I had a Sak-it-to-me Punch. Why? Obviously because it's funny. The menu promised sake and fresh citrus fruits. It tasted like ass. Pineapple is not a citrus fruit. (I looked it up in Wikipedia - and that's never wrong is it?).
Anne had something that tasted like fizzy curry. Tamarind and chunks of ginger. Is someone taking the piss?
Luckily it is by the Symphony Hall, so there's lots of kids (probably named Tarquin and Tamsin) in dinner jackets and bow-ties.
For food we all had noodles, with veg and meat.
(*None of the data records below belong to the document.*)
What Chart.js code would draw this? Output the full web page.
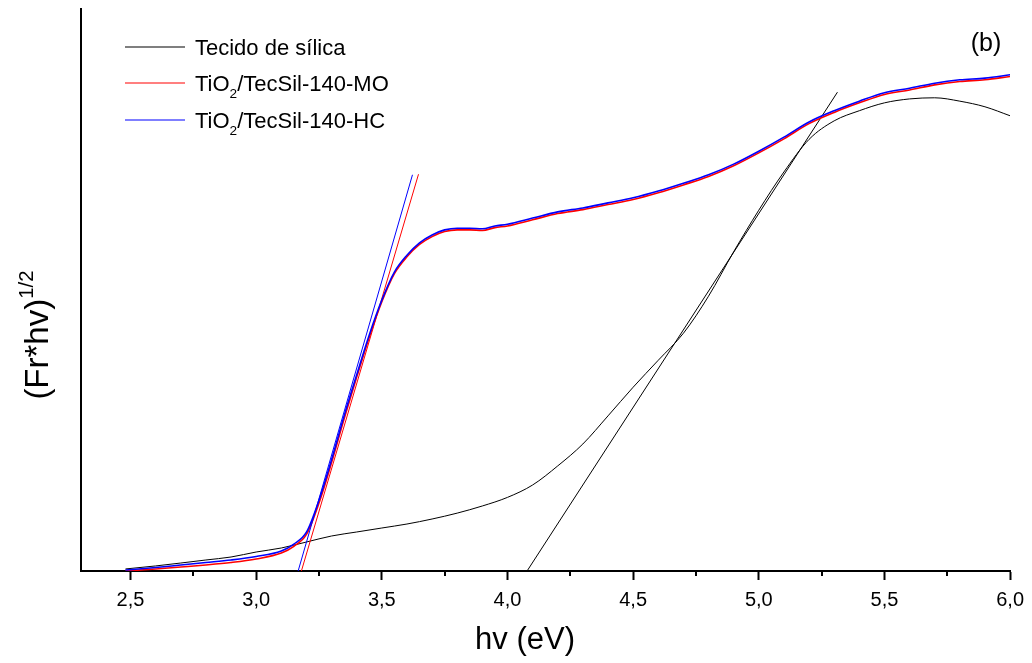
<!DOCTYPE html>
<html>
<head>
<meta charset="utf-8">
<script src="https://cdn.jsdelivr.net/npm/chart.js@4.4.1/dist/chart.umd.min.js"></script>
<style>
html, body { margin: 0; padding: 0; background: #fff; }
#grafico { display: block; }
</style>
</head>
<body>
<canvas id="grafico" width="1032" height="663"></canvas>
<script>
// energia (eV) e (Fr*hv)^1/2 em unidades arbitrárias (0-100)
const energiaSilica = [2.48, 2.6, 2.7, 2.8, 2.9, 3.0, 3.1, 3.2, 3.3, 3.4, 3.5, 3.6, 3.7, 3.8, 3.9, 4.0, 4.1, 4.2, 4.3, 4.4, 4.5, 4.6, 4.7, 4.8, 4.9, 5.0, 5.1, 5.2, 5.3, 5.4, 5.5, 5.6, 5.7, 5.8, 5.9, 6.0];
const silica = [0.36, 0.9, 1.42, 1.96, 2.49, 3.38, 4.09, 5.16, 6.23, 6.94, 7.65, 8.36, 9.25, 10.3, 11.57, 13.1, 15.3, 18.7, 22.6, 27.6, 32.7, 37.5, 42.3, 48.9, 56.8, 64.2, 71.0, 76.8, 80.1, 81.9, 83.3, 84.0, 84.2, 83.6, 82.6, 81.0];

const energiaTiO2 = [2.48, 2.6, 2.7, 2.8, 2.9, 3.0, 3.1, 3.15, 3.2, 3.25, 3.3, 3.35, 3.4, 3.45, 3.5, 3.55, 3.6, 3.65, 3.7, 3.75, 3.8, 3.85, 3.9, 3.95, 4.0, 4.1, 4.2, 4.3, 4.4, 4.5, 4.6, 4.7, 4.8, 4.9, 5.0, 5.1, 5.2, 5.3, 5.4, 5.5, 5.6, 5.7, 5.8, 5.9, 6.0];
const tio2MO = [0.0, 0.36, 0.71, 1.07, 1.51, 2.14, 3.2, 4.4, 6.5, 12.1, 19.3, 27.1, 34.5, 41.6, 47.9, 52.9, 55.9, 58.1, 59.5, 60.4, 60.7, 60.7, 60.6, 61.1, 61.4, 62.5, 63.6, 64.3, 65.2, 66.1, 67.3, 68.7, 70.2, 72.1, 74.4, 76.9, 79.6, 81.6, 83.3, 84.8, 85.6, 86.5, 87.1, 87.4, 88.0];
const tio2HC = [0.18, 0.62, 1.07, 1.51, 1.96, 2.58, 3.56, 4.8, 6.9, 12.6, 19.8, 27.6, 34.9, 42.0, 48.2, 53.2, 56.2, 58.4, 59.8, 60.7, 61.0, 61.0, 60.9, 61.4, 61.7, 62.8, 63.9, 64.6, 65.5, 66.4, 67.6, 69.0, 70.5, 72.4, 74.7, 77.2, 79.9, 81.9, 83.6, 85.1, 85.9, 86.8, 87.4, 87.7, 88.3];

// retas tangentes (extrapolação do band gap)
const tangenteSilicaX = [4.078, 5.313];
const tangenteSilicaY = [0, 85.2];
const tangenteMOX = [3.180, 3.646];
const tangenteMOY = [0, 70.6];
const tangenteHCX = [3.167, 3.622];
const tangenteHCY = [0, 70.5];

const xTicks = [2.5, 3.0, 3.5, 4.0, 4.5, 5.0, 5.5, 6.0];
const xTicksMenores = [2.75, 3.25, 3.75, 4.25, 4.75, 5.25, 5.75];

const fonte = '"Liberation Sans", Arial, sans-serif';

function pontos(xs, ys) {
    return xs.map((x, i) => ({ x: x, y: ys[i] }));
}

function serie(xs, ys, cor, largura, ordem) {
    return {
        data: pontos(xs, ys),
        borderColor: cor,
        borderWidth: largura,
        pointRadius: 0,
        cubicInterpolationMode: 'monotone',
        fill: false,
        order: ordem
    };
}

// desenha texto com partes em sub/sobrescrito, retorna a largura
function textoComIndice(ctx, partes, x, y, tamanho, medir) {
    let pos = x;
    partes.forEach(p => {
        const t = p.indice ? tamanho * 0.62 : tamanho;
        ctx.font = t + 'px ' + fonte;
        const dy = p.indice === 'sub' ? tamanho * 0.3 : (p.indice === 'sup' ? -tamanho * 0.45 : 0);
        if (!medir) ctx.fillText(p.t, pos, y + dy);
        pos += ctx.measureText(p.t).width;
    });
    return pos - x;
}

const extras = {
    id: 'extras',
    afterDraw(chart) {
        const ctx = chart.ctx;
        const sx = chart.scales.x;
        const base = chart.chartArea.bottom;

        // ticks menores do eixo x
        ctx.save();
        ctx.strokeStyle = '#000';
        ctx.lineWidth = 2;
        xTicksMenores.forEach(v => {
            const px = Math.round(sx.getPixelForValue(v));
            ctx.beginPath();
            ctx.moveTo(px, base);
            ctx.lineTo(px, base + 5);
            ctx.stroke();
        });
        ctx.restore();

        // legenda
        ctx.save();
        ctx.fillStyle = '#000';
        ctx.textBaseline = 'alphabetic';
        const itens = [
            { cor: '#000', partes: [{ t: 'Tecido de sílica' }] },
            { cor: '#ff0000', partes: [{ t: 'TiO' }, { t: '2', indice: 'sub' }, { t: '/TecSil-140-MO' }] },
            { cor: '#0000ff', partes: [{ t: 'TiO' }, { t: '2', indice: 'sub' }, { t: '/TecSil-140-HC' }] }
        ];
        const linhasY = [47, 83, 120];
        itens.forEach((item, i) => {
            const ly = linhasY[i];
            ctx.strokeStyle = item.cor;
            ctx.lineWidth = 1.2;
            ctx.beginPath();
            ctx.moveTo(125, ly);
            ctx.lineTo(185, ly);
            ctx.stroke();
            textoComIndice(ctx, item.partes, 195, ly + 8, 22);
        });

        // rótulo (b)
        ctx.font = '25px ' + fonte;
        ctx.textAlign = 'center';
        ctx.fillText('(b)', 986, 51);

        // título do eixo x
        ctx.font = '31px ' + fonte;
        ctx.textBaseline = 'middle';
        ctx.fillText('hv (eV)', 525, 640);
        ctx.textAlign = 'left';
        ctx.textBaseline = 'alphabetic';

        // título do eixo y
        ctx.translate(48, 335);
        ctx.rotate(-Math.PI / 2);
        const partesY = [{ t: '(Fr*hv)' }, { t: '1/2', indice: 'sup' }];
        const larg = textoComIndice(ctx, partesY, 0, 0, 33, true);
        textoComIndice(ctx, partesY, -larg / 2, 0, 33);
        ctx.restore();
    }
};

const ctx = document.getElementById('grafico').getContext('2d');
new Chart(ctx, {
    type: 'line',
    data: {
        datasets: [
            serie(energiaSilica, silica, '#000000', 1, 3),
            serie(energiaTiO2, tio2MO, '#ff0000', 1.6, 1),
            serie(energiaTiO2, tio2HC, '#0000ff', 1.6, 0),
            serie(tangenteSilicaX, tangenteSilicaY, '#000000', 1, 2),
            serie(tangenteMOX, tangenteMOY, '#ff0000', 1, 1),
            serie(tangenteHCX, tangenteHCY, '#0000ff', 1, 0)
        ]
    },
    options: {
        responsive: false,
        animation: false,
        layout: { padding: { top: 9, right: 21, left: 0, bottom: 0 } },
        plugins: {
            legend: { display: false },
            tooltip: { enabled: false }
        },
        scales: {
            x: {
                type: 'linear',
                min: 2.303,
                max: 6.0,
                afterBuildTicks: axis => {
                    axis.ticks = xTicks.map(v => ({ value: v }));
                },
                afterFit: axis => { axis.height = 92; },
                grid: {
                    drawOnChartArea: false,
                    drawTicks: true,
                    tickLength: 9,
                    tickColor: '#000',
                    tickWidth: 2
                },
                border: { display: true, color: '#000', width: 2 },
                ticks: {
                    color: '#000',
                    padding: 8,
                    maxRotation: 0,
                    autoSkip: false,
                    font: { family: fonte, size: 20 },
                    callback: v => v.toFixed(1).replace('.', ',')
                }
            },
            y: {
                min: 0,
                max: 100,
                afterFit: axis => { axis.width = 81; },
                grid: { drawOnChartArea: false, drawTicks: false },
                border: { display: true, color: '#000', width: 2 },
                ticks: { display: false }
            }
        }
    },
    plugins: [extras]
});
</script>
</body>
</html>
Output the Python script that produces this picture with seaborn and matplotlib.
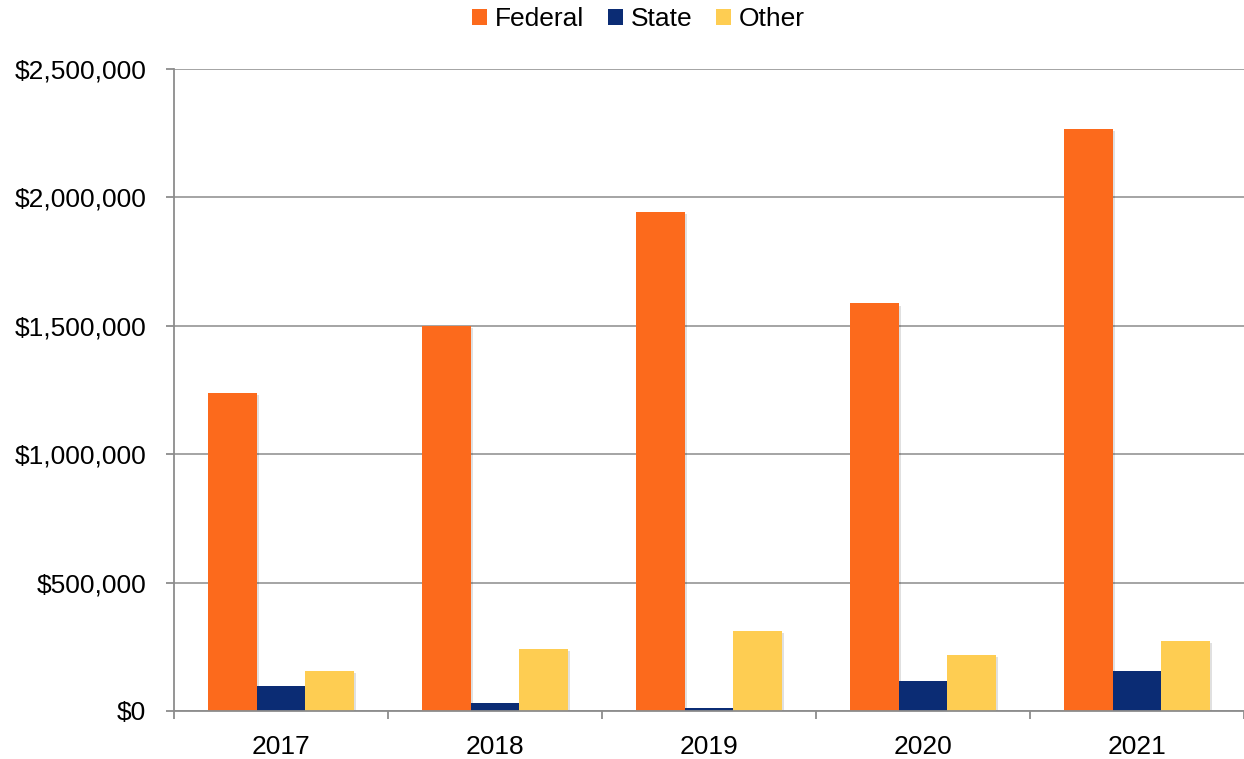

Mine was so, so (Chicken and Hoisin).
Anne's was short on noodles and taste. You do not mix mint and peanuts. Ever had a minty peanut butter chocolate bar? No, because it tastes terrible.
3rd diner was our friend Beck. She looks like Betty, loves the theme, and seems to be "Never Wrong™" so of course she's going to like the food. She had beef noodles in a Thai sauce. And she liked their lemonade.
That said, we had a fun time talking about tuxedoes, the restaurant mirrors and our server who looked like Frank the cap-wearing writer in 30 Rock. And the check was reasonable.
Combining two things I love; the food of Wagamama with the feel of a 50's diner could be much much better.
Note I didn't write mucho mucho - because the Latin thing needs to be dropped like the Selena Fan Club.